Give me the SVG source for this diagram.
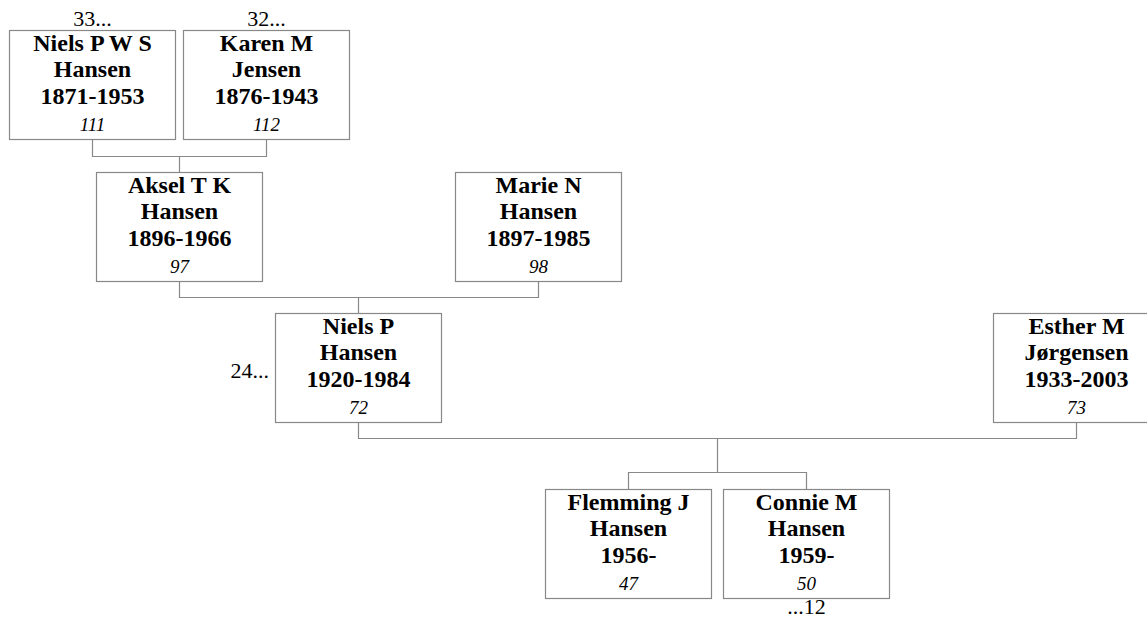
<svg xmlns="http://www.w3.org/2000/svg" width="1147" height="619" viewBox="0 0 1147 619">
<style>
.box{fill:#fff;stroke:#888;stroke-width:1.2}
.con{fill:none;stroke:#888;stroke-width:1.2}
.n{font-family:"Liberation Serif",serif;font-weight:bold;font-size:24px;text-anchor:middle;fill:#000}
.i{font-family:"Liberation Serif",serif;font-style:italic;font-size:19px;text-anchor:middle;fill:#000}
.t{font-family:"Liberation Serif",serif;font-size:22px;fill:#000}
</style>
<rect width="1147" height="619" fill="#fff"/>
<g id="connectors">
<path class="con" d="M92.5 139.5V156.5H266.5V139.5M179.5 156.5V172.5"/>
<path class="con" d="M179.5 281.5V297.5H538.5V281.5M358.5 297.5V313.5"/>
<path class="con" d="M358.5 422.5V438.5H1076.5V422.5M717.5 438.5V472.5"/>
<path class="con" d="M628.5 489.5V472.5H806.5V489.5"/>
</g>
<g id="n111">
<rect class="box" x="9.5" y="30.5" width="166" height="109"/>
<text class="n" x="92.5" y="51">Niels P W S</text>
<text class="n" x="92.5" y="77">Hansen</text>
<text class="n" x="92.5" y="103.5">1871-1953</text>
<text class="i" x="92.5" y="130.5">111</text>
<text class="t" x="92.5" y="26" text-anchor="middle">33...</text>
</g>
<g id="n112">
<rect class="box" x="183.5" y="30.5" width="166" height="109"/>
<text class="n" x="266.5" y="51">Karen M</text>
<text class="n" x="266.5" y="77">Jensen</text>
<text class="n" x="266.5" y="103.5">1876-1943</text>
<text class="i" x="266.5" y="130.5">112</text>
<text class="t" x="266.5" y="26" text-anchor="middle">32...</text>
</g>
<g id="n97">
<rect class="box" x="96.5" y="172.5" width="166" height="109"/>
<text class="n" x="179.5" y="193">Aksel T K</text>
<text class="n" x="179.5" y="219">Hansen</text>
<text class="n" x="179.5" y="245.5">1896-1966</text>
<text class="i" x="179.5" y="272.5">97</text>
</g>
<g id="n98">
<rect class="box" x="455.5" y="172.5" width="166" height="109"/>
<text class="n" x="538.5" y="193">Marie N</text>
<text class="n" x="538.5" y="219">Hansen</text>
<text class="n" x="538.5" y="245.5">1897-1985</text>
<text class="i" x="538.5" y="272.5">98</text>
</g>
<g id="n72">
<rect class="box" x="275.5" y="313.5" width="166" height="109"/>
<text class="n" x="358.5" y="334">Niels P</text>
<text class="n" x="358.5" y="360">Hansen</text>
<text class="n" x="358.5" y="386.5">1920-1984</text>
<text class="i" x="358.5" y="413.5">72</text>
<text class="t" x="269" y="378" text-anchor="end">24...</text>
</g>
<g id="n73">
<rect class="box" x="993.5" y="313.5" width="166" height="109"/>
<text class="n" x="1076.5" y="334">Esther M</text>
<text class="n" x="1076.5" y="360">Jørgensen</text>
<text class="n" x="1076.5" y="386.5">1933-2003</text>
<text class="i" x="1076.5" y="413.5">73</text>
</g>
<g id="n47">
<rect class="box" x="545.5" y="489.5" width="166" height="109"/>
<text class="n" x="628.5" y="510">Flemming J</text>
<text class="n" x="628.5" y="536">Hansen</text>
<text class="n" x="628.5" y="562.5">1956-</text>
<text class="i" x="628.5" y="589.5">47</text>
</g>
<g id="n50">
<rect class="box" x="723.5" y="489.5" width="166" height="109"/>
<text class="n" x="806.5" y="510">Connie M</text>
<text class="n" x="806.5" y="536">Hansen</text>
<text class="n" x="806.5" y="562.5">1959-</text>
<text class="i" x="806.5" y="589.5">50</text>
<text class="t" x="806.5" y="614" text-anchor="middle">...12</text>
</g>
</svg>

EXERCISE OBJECTIVE ::
Transcribe the listing above verbatim. Omit the pictures.

RESPONSE TO THE EXERCISE ::
Give me the SVG source for this diagram.
<svg xmlns="http://www.w3.org/2000/svg" width="1147" height="619" viewBox="0 0 1147 619">
<style>
.box{fill:#fff;stroke:#888;stroke-width:1.2}
.con{fill:none;stroke:#888;stroke-width:1.2}
.n{font-family:"Liberation Serif",serif;font-weight:bold;font-size:24px;text-anchor:middle;fill:#000}
.i{font-family:"Liberation Serif",serif;font-style:italic;font-size:19px;text-anchor:middle;fill:#000}
.t{font-family:"Liberation Serif",serif;font-size:22px;fill:#000}
</style>
<rect width="1147" height="619" fill="#fff"/>
<g id="connectors">
<path class="con" d="M92.5 139.5V156.5H266.5V139.5M179.5 156.5V172.5"/>
<path class="con" d="M179.5 281.5V297.5H538.5V281.5M358.5 297.5V313.5"/>
<path class="con" d="M358.5 422.5V438.5H1076.5V422.5M717.5 438.5V472.5"/>
<path class="con" d="M628.5 489.5V472.5H806.5V489.5"/>
</g>
<g id="n111">
<rect class="box" x="9.5" y="30.5" width="166" height="109"/>
<text class="n" x="92.5" y="51">Niels P W S</text>
<text class="n" x="92.5" y="77">Hansen</text>
<text class="n" x="92.5" y="103.5">1871-1953</text>
<text class="i" x="92.5" y="130.5">111</text>
<text class="t" x="92.5" y="26" text-anchor="middle">33...</text>
</g>
<g id="n112">
<rect class="box" x="183.5" y="30.5" width="166" height="109"/>
<text class="n" x="266.5" y="51">Karen M</text>
<text class="n" x="266.5" y="77">Jensen</text>
<text class="n" x="266.5" y="103.5">1876-1943</text>
<text class="i" x="266.5" y="130.5">112</text>
<text class="t" x="266.5" y="26" text-anchor="middle">32...</text>
</g>
<g id="n97">
<rect class="box" x="96.5" y="172.5" width="166" height="109"/>
<text class="n" x="179.5" y="193">Aksel T K</text>
<text class="n" x="179.5" y="219">Hansen</text>
<text class="n" x="179.5" y="245.5">1896-1966</text>
<text class="i" x="179.5" y="272.5">97</text>
</g>
<g id="n98">
<rect class="box" x="455.5" y="172.5" width="166" height="109"/>
<text class="n" x="538.5" y="193">Marie N</text>
<text class="n" x="538.5" y="219">Hansen</text>
<text class="n" x="538.5" y="245.5">1897-1985</text>
<text class="i" x="538.5" y="272.5">98</text>
</g>
<g id="n72">
<rect class="box" x="275.5" y="313.5" width="166" height="109"/>
<text class="n" x="358.5" y="334">Niels P</text>
<text class="n" x="358.5" y="360">Hansen</text>
<text class="n" x="358.5" y="386.5">1920-1984</text>
<text class="i" x="358.5" y="413.5">72</text>
<text class="t" x="269" y="378" text-anchor="end">24...</text>
</g>
<g id="n73">
<rect class="box" x="993.5" y="313.5" width="166" height="109"/>
<text class="n" x="1076.5" y="334">Esther M</text>
<text class="n" x="1076.5" y="360">Jørgensen</text>
<text class="n" x="1076.5" y="386.5">1933-2003</text>
<text class="i" x="1076.5" y="413.5">73</text>
</g>
<g id="n47">
<rect class="box" x="545.5" y="489.5" width="166" height="109"/>
<text class="n" x="628.5" y="510">Flemming J</text>
<text class="n" x="628.5" y="536">Hansen</text>
<text class="n" x="628.5" y="562.5">1956-</text>
<text class="i" x="628.5" y="589.5">47</text>
</g>
<g id="n50">
<rect class="box" x="723.5" y="489.5" width="166" height="109"/>
<text class="n" x="806.5" y="510">Connie M</text>
<text class="n" x="806.5" y="536">Hansen</text>
<text class="n" x="806.5" y="562.5">1959-</text>
<text class="i" x="806.5" y="589.5">50</text>
<text class="t" x="806.5" y="614" text-anchor="middle">...12</text>
</g>
</svg>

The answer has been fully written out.